(What the task requires):
Leave the pictures out, and retype all of the material exactly as written.

(Raw data):
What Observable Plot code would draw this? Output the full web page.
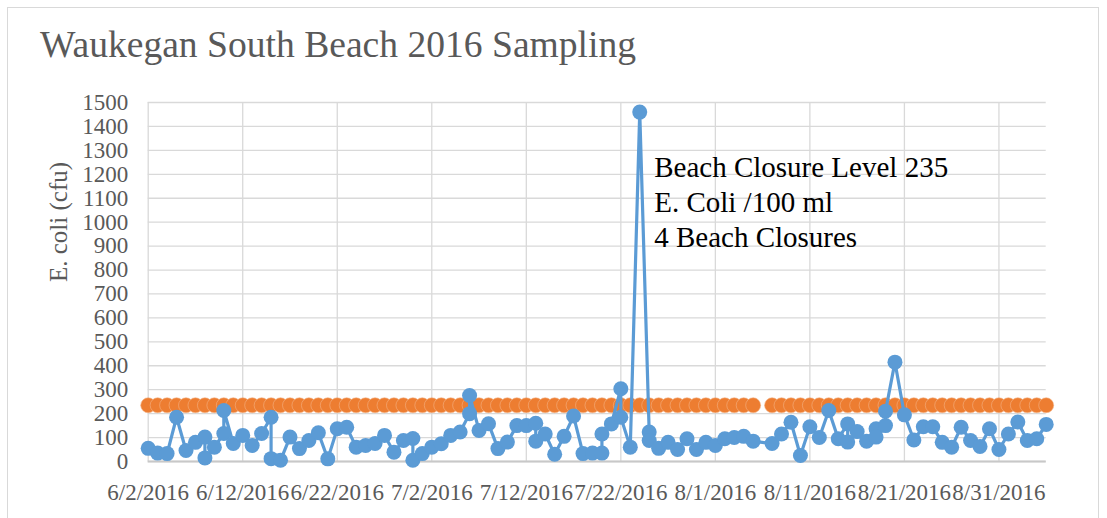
<!DOCTYPE html>
<html><head><meta charset="utf-8">
<script src="https://cdn.jsdelivr.net/npm/d3@7"></script>
<script src="https://cdn.jsdelivr.net/npm/@observablehq/plot@0.6"></script>
<style>
html,body{margin:0;padding:0;background:#fff;}
#wrap{position:relative;width:1107px;height:518px;overflow:hidden;background:#fff;}
#frame{position:absolute;left:7px;top:7px;width:1092px;height:560px;border:1px solid #d9d9d9;box-sizing:border-box;}
#title{position:absolute;left:40px;top:26px;font-family:'Liberation Serif','DejaVu Serif',serif;font-size:37.6px;line-height:37px;color:#595959;white-space:nowrap;}
#chart{position:absolute;left:0;top:0;}
</style></head>
<body>
<div id="wrap"><div id="frame"></div><div id="chart"></div><div id="title">Waukegan South Beach 2016 Sampling</div></div>
<script>
const YEAR = 2016;
const sampleDates = ["6/2","6/3","6/4","6/5","6/6","6/7","6/8","6/8","6/9","6/10","6/10","6/11","6/12","6/13","6/14","6/15","6/15","6/16","6/17","6/18","6/19","6/20","6/21","6/22","6/23","6/24","6/25","6/26","6/27","6/28","6/29","6/30","6/30","7/1","7/2","7/3","7/4","7/5","7/6","7/6","7/7","7/8","7/9","7/10","7/11","7/12","7/13","7/13","7/14","7/15","7/16","7/17","7/18","7/19","7/20","7/20","7/21","7/22","7/22","7/23","7/24","7/25","7/25","7/26","7/27","7/28","7/29","7/30","7/31","8/1","8/2","8/3","8/4","8/5","8/7","8/8","8/9","8/10","8/11","8/12","8/13","8/14","8/15","8/15","8/16","8/17","8/18","8/18","8/19","8/19","8/20","8/21","8/22","8/23","8/24","8/25","8/26","8/27","8/28","8/29","8/30","8/31","9/1","9/2","9/3","9/4","9/5"];
const ecoliValues = [55,35,33,185,46,80,102,15,60,117,213,75,109,67,117,185,12,5,102,54,88,120,11,137,143,60,67,75,109,39,88,96,5,33,60,74,109,123,200,276,130,158,54,81,150,150,160,85,115,30,105,190,33,35,35,115,157,304,185,60,1460,123,88,55,80,50,95,50,80,67,95,100,105,85,75,115,164,25,145,100,213,95,157,81,125,85,137,102,150,210,415,195,90,145,145,80,60,143,88,63,137,50,115,165,88,95,155];
const closureLevel = 235;
const closureFirst = "6/2", closureLast = "9/5";
const closureMissing = ["8/6"];
const xTickDates = ["6/2","6/12","6/22","7/2","7/12","7/22","8/1","8/11","8/21","8/31"];
const yTicks = [0,100,200,300,400,500,600,700,800,900,1000,1100,1200,1300,1400,1500];
const noteLines = ["Beach Closure Level 235","E. Coli /100 ml","4 Beach Closures"];
const noteDate = "7/25", noteValue = 1290;

const toDate = s => { const [m,d] = s.split("/").map(Number); return new Date(Date.UTC(YEAR, m-1, d)); };
const blue = sampleDates.map((s,i) => ({date: toDate(s), value: ecoliValues[i]}));
const missing = new Set(closureMissing.map(s => +toDate(s)));
const orange = d3.utcDay.range(toDate(closureFirst), d3.utcDay.offset(toDate(closureLast), 1))
  .map(d => ({date: d, value: missing.has(+d) ? NaN : closureLevel}));
const ticks = xTickDates.map(toDate);
const fmt = d3.utcFormat("%-m/%-d/%Y");
const serif = "'Liberation Serif','DejaVu Serif',serif";

const plot = Plot.plot({
  width: 1107, height: 518,
  marginLeft: 147.7, marginRight: 61.3, marginTop: 102, marginBottom: 57,
  style: {fontFamily: serif, fontSize: "23px", color: "#595959", background: "transparent", overflow: "visible"},
  x: {type: "utc", domain: [toDate(closureFirst), toDate(closureLast)], label: null},
  y: {domain: [0, 1500], label: null},
  marks: [
    Plot.gridY(yTicks, {stroke: "#d9d9d9", strokeOpacity: 1, strokeWidth: 1.3}),
    Plot.gridX(ticks, {stroke: "#d9d9d9", strokeOpacity: 1, strokeWidth: 1.3}),
    Plot.ruleY([0], {stroke: "#c8c8c8", strokeWidth: 1.8}),
    Plot.axisX(ticks, {tickFormat: fmt, tickSize: 0, tickPadding: 22, fill: "#595959", fontSize: 23, fontFamily: serif, label: null}),
    Plot.axisY(yTicks, {tickFormat: d => String(d), tickSize: 0, tickPadding: 20, fill: "#595959", fontSize: 23, fontFamily: serif, label: null}),
    Plot.lineY(orange, {x: "date", y: "value", stroke: "#ed7d31", strokeWidth: 3}),
    Plot.dot(orange.filter(d => !isNaN(d.value)), {x: "date", y: "value", r: 7.5, fill: "#ed7d31", stroke: "#f3b185", strokeWidth: 0.6}),
    Plot.line(blue, {x: "date", y: "value", stroke: "#5b9bd5", strokeWidth: 3.2, curve: "linear"}),
    Plot.dot(blue, {x: "date", y: "value", r: 7.5, fill: "#5b9bd5", stroke: "none"}),
    Plot.text([noteLines.join("\n")], {x: () => toDate(noteDate), y: () => noteValue, textAnchor: "start", lineAnchor: "top", dx: 5, fontSize: 29, lineHeight: 1.2, fill: "#000", fontFamily: serif}),
    Plot.text(["E. coli (cfu)"], {frameAnchor: "left", dx: -89, rotate: -90, fontSize: 25, fill: "#595959", fontFamily: serif})
  ]
});
document.getElementById("chart").appendChild(plot);
</script>
</body></html>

(Written solution):
What Observable Plot code would draw this? Output the full web page.
<!DOCTYPE html>
<html><head><meta charset="utf-8">
<script src="https://cdn.jsdelivr.net/npm/d3@7"></script>
<script src="https://cdn.jsdelivr.net/npm/@observablehq/plot@0.6"></script>
<style>
html,body{margin:0;padding:0;background:#fff;}
#wrap{position:relative;width:1107px;height:518px;overflow:hidden;background:#fff;}
#frame{position:absolute;left:7px;top:7px;width:1092px;height:560px;border:1px solid #d9d9d9;box-sizing:border-box;}
#title{position:absolute;left:40px;top:26px;font-family:'Liberation Serif','DejaVu Serif',serif;font-size:37.6px;line-height:37px;color:#595959;white-space:nowrap;}
#chart{position:absolute;left:0;top:0;}
</style></head>
<body>
<div id="wrap"><div id="frame"></div><div id="chart"></div><div id="title">Waukegan South Beach 2016 Sampling</div></div>
<script>
const YEAR = 2016;
const sampleDates = ["6/2","6/3","6/4","6/5","6/6","6/7","6/8","6/8","6/9","6/10","6/10","6/11","6/12","6/13","6/14","6/15","6/15","6/16","6/17","6/18","6/19","6/20","6/21","6/22","6/23","6/24","6/25","6/26","6/27","6/28","6/29","6/30","6/30","7/1","7/2","7/3","7/4","7/5","7/6","7/6","7/7","7/8","7/9","7/10","7/11","7/12","7/13","7/13","7/14","7/15","7/16","7/17","7/18","7/19","7/20","7/20","7/21","7/22","7/22","7/23","7/24","7/25","7/25","7/26","7/27","7/28","7/29","7/30","7/31","8/1","8/2","8/3","8/4","8/5","8/7","8/8","8/9","8/10","8/11","8/12","8/13","8/14","8/15","8/15","8/16","8/17","8/18","8/18","8/19","8/19","8/20","8/21","8/22","8/23","8/24","8/25","8/26","8/27","8/28","8/29","8/30","8/31","9/1","9/2","9/3","9/4","9/5"];
const ecoliValues = [55,35,33,185,46,80,102,15,60,117,213,75,109,67,117,185,12,5,102,54,88,120,11,137,143,60,67,75,109,39,88,96,5,33,60,74,109,123,200,276,130,158,54,81,150,150,160,85,115,30,105,190,33,35,35,115,157,304,185,60,1460,123,88,55,80,50,95,50,80,67,95,100,105,85,75,115,164,25,145,100,213,95,157,81,125,85,137,102,150,210,415,195,90,145,145,80,60,143,88,63,137,50,115,165,88,95,155];
const closureLevel = 235;
const closureFirst = "6/2", closureLast = "9/5";
const closureMissing = ["8/6"];
const xTickDates = ["6/2","6/12","6/22","7/2","7/12","7/22","8/1","8/11","8/21","8/31"];
const yTicks = [0,100,200,300,400,500,600,700,800,900,1000,1100,1200,1300,1400,1500];
const noteLines = ["Beach Closure Level 235","E. Coli /100 ml","4 Beach Closures"];
const noteDate = "7/25", noteValue = 1290;

const toDate = s => { const [m,d] = s.split("/").map(Number); return new Date(Date.UTC(YEAR, m-1, d)); };
const blue = sampleDates.map((s,i) => ({date: toDate(s), value: ecoliValues[i]}));
const missing = new Set(closureMissing.map(s => +toDate(s)));
const orange = d3.utcDay.range(toDate(closureFirst), d3.utcDay.offset(toDate(closureLast), 1))
  .map(d => ({date: d, value: missing.has(+d) ? NaN : closureLevel}));
const ticks = xTickDates.map(toDate);
const fmt = d3.utcFormat("%-m/%-d/%Y");
const serif = "'Liberation Serif','DejaVu Serif',serif";

const plot = Plot.plot({
  width: 1107, height: 518,
  marginLeft: 147.7, marginRight: 61.3, marginTop: 102, marginBottom: 57,
  style: {fontFamily: serif, fontSize: "23px", color: "#595959", background: "transparent", overflow: "visible"},
  x: {type: "utc", domain: [toDate(closureFirst), toDate(closureLast)], label: null},
  y: {domain: [0, 1500], label: null},
  marks: [
    Plot.gridY(yTicks, {stroke: "#d9d9d9", strokeOpacity: 1, strokeWidth: 1.3}),
    Plot.gridX(ticks, {stroke: "#d9d9d9", strokeOpacity: 1, strokeWidth: 1.3}),
    Plot.ruleY([0], {stroke: "#c8c8c8", strokeWidth: 1.8}),
    Plot.axisX(ticks, {tickFormat: fmt, tickSize: 0, tickPadding: 22, fill: "#595959", fontSize: 23, fontFamily: serif, label: null}),
    Plot.axisY(yTicks, {tickFormat: d => String(d), tickSize: 0, tickPadding: 20, fill: "#595959", fontSize: 23, fontFamily: serif, label: null}),
    Plot.lineY(orange, {x: "date", y: "value", stroke: "#ed7d31", strokeWidth: 3}),
    Plot.dot(orange.filter(d => !isNaN(d.value)), {x: "date", y: "value", r: 7.5, fill: "#ed7d31", stroke: "#f3b185", strokeWidth: 0.6}),
    Plot.line(blue, {x: "date", y: "value", stroke: "#5b9bd5", strokeWidth: 3.2, curve: "linear"}),
    Plot.dot(blue, {x: "date", y: "value", r: 7.5, fill: "#5b9bd5", stroke: "none"}),
    Plot.text([noteLines.join("\n")], {x: () => toDate(noteDate), y: () => noteValue, textAnchor: "start", lineAnchor: "top", dx: 5, fontSize: 29, lineHeight: 1.2, fill: "#000", fontFamily: serif}),
    Plot.text(["E. coli (cfu)"], {frameAnchor: "left", dx: -89, rotate: -90, fontSize: 25, fill: "#595959", fontFamily: serif})
  ]
});
document.getElementById("chart").appendChild(plot);
</script>
</body></html>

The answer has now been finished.